For a documentary and book that seeks to engage the reader with the cosmos, The Secret has little to say about community, interdependence and the world around us. Yet all our material hopes and dreams play out here and nowhere else, in a thin, fragile margin called the biosphere. And it’s the irrational belief in unlimited, material abundance that got us into the environmental fix we’re in now. Is it socially and ecologically responsible for The Secret teachers to push the idea of universe-as-genie, granting your wishes for more booty, when consumption threatens so many beings on the planet? Is this so-called secret profound or profane? Is this part of a spiritual path or a spiritual Ponzi scheme?

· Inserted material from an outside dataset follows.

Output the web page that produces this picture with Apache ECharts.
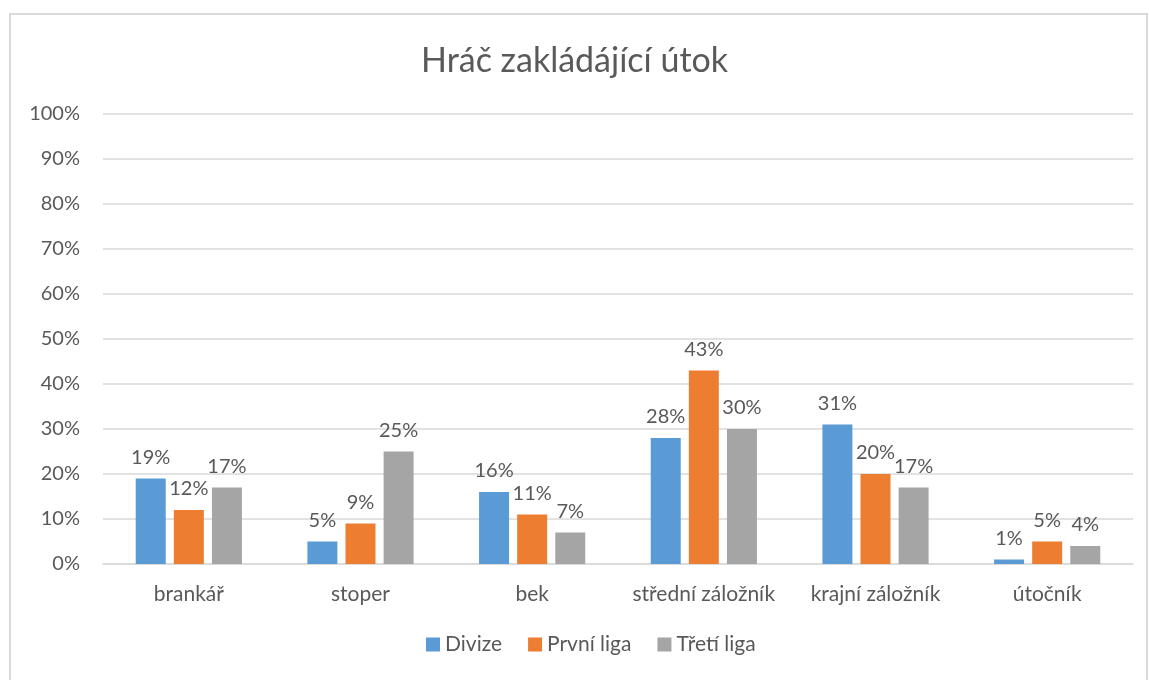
<!DOCTYPE html>
<html>
<head>
<meta charset="utf-8">
<script src="https://cdn.jsdelivr.net/npm/echarts@6/dist/echarts.min.js"></script>
<style>
  html, body { margin: 0; padding: 0; background: #ffffff; }
  #chart { width: 1149px; height: 680px; }
</style>
</head>
<body>
<div id="chart"></div>
<script>
// Positions on the pitch that start an attack, share per league level
const categories = ['brankář', 'stoper', 'bek', 'střední záložník', 'krajní záložník', 'útočník'];
const seriesNames = ['Divize', 'První liga', 'Třetí liga'];
const divize = [19, 5, 16, 28, 31, 1];
const prvniLiga = [12, 9, 11, 43, 20, 5];
const tretiLiga = [17, 25, 7, 30, 17, 4];
const yTicks = [0, 10, 20, 30, 40, 50, 60, 70, 80, 90, 100];

const colors = ['#5B9BD5', '#ED7D31', '#A5A5A5'];
const fontFamily = 'Lato, "Noto Sans", sans-serif';
const textColor = '#595959';

const chart = echarts.init(document.getElementById('chart'), null, { renderer: 'canvas' });

function barSeries(name, data, color) {
  return {
    name: name,
    type: 'bar',
    data: data,
    barWidth: 30,
    barGap: '27%',
    itemStyle: { color: color },
    label: {
      show: true,
      position: 'top',
      distance: 11,
      formatter: '{c}%',
      fontFamily: fontFamily,
      fontSize: 20,
      color: textColor
    }
  };
}

chart.setOption({
  animation: false,
  color: colors,
  title: {
    text: 'Hráč zakládájící útok',
    left: 'center',
    top: 39,
    textStyle: { fontFamily: fontFamily, fontSize: 34, fontWeight: 'normal', color: textColor }
  },
  legend: {
    data: seriesNames,
    bottom: 20,
    left: 421,
    icon: 'rect',
    itemWidth: 14,
    itemHeight: 14,
    itemGap: 26,
    textStyle: { fontFamily: fontFamily, fontSize: 21, color: textColor }
  },
  grid: { left: 103, right: 16, top: 114, bottom: 116, containLabel: false },
  xAxis: {
    type: 'category',
    data: categories,
    axisTick: { show: false },
    axisLine: { lineStyle: { color: '#D9D9D9', width: 1.5 } },
    axisLabel: { interval: 0, fontFamily: fontFamily, fontSize: 21, color: textColor, margin: 20 }
  },
  yAxis: {
    type: 'value',
    min: yTicks[0],
    max: yTicks[yTicks.length - 1],
    interval: 10,
    axisLine: { show: false },
    axisTick: { show: false },
    splitLine: { lineStyle: { color: '#D9D9D9', width: 1.5 } },
    axisLabel: { fontFamily: fontFamily, fontSize: 20, color: textColor, margin: 23, formatter: '{value}%' }
  },
  graphic: [{
    type: 'rect',
    shape: { x: 10, y: 14, width: 1137, height: 720 },
    style: { fill: 'none', stroke: '#D9D9D9', lineWidth: 2 },
    silent: true,
    z: -1
  }],
  series: [
    barSeries(seriesNames[0], divize, colors[0]),
    barSeries(seriesNames[1], prvniLiga, colors[1]),
    barSeries(seriesNames[2], tretiLiga, colors[2])
  ]
});
</script>
</body>
</html>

If The Secret really wanted to wake people up, it would have something to say about the social construction of reality, a la The Matrix. There is also remarkably little said about love – except in the narcissistic sense – and nothing about compassion. Much of the film is beautifully done and the ending is undeniably uplifting. It resonates with people spiritually because it offers a twisted version of the truth inside them: a vision of connection rather than alienation. But it all turns out to be a bait and switch game, a promise of perennial wisdom that turns out to be a cult-like sales job for personal power.

In sum, this blunder from Down Under is a cleverly marketed mash-up of self-help kit, sales seminar, spiritual inflation, pop-science and pseudoscience, with some discount solipsism tossed in. With all its talk about positive and negative thinking, it is heavy on dualism. And dualism is all about judgement.

Yet I still believe there’s a grain of truth in The Secret, even though it heavily accreted with condescending mumbo-jumbo. Many of us have experienced coincidences in our lives so extraordinary that mere chance seems a pitiful explanation. These incidents often produce a feeling of awe, a sense of mystery and even humility. Perhaps the feeling itself is the message.

Call it Jungian “synchronicity,” Christian “gratuitous graces,” Islamic “occasionalism,” quantum “non-locality,” or even the Law of Attraction if you like. It could be that the universe whispers in coincidence because it’s the only way we’ll listen, but we just don’t know for sure. That’s what’s so maddening about The Secret’s teachers’ wide-eyed claims of absolute knowledge about such things, inflating the universe of Einstein and Heisenberg into “your catalogue,” from which you order anything you like by thought alone. This is perilously close to magical thinking. It’s similar to how infants think.

Perhaps the bigger secret, the real secret, will forever elude us, and after the initial wave of consumers caught up in a “hypno-buying trance,” The Secret DVDs and books will wash up in remainder bins and garage sales. Or perhaps this multimedia marvel really does contain a core idea of long-forgotten truth, even though it’s been bent out of shape by modern misinterpretation. The relationship between the mind and the world around it is a mysterious thing and we still don’t know how deep it runs.

An attitude of gratefulness to be alive, as The Secret teachers suggest, certainly seems a good way to start changing yourself and the world as you see it. Whether or not the rest of the DVD or book works is for you to decide. But for me, it’s all about concision. Three words from the Vedic tradition – tat tvam asi (that thou art) – sum up the bigger mystery for me, far better than the 90 minutes sales job in The Secret.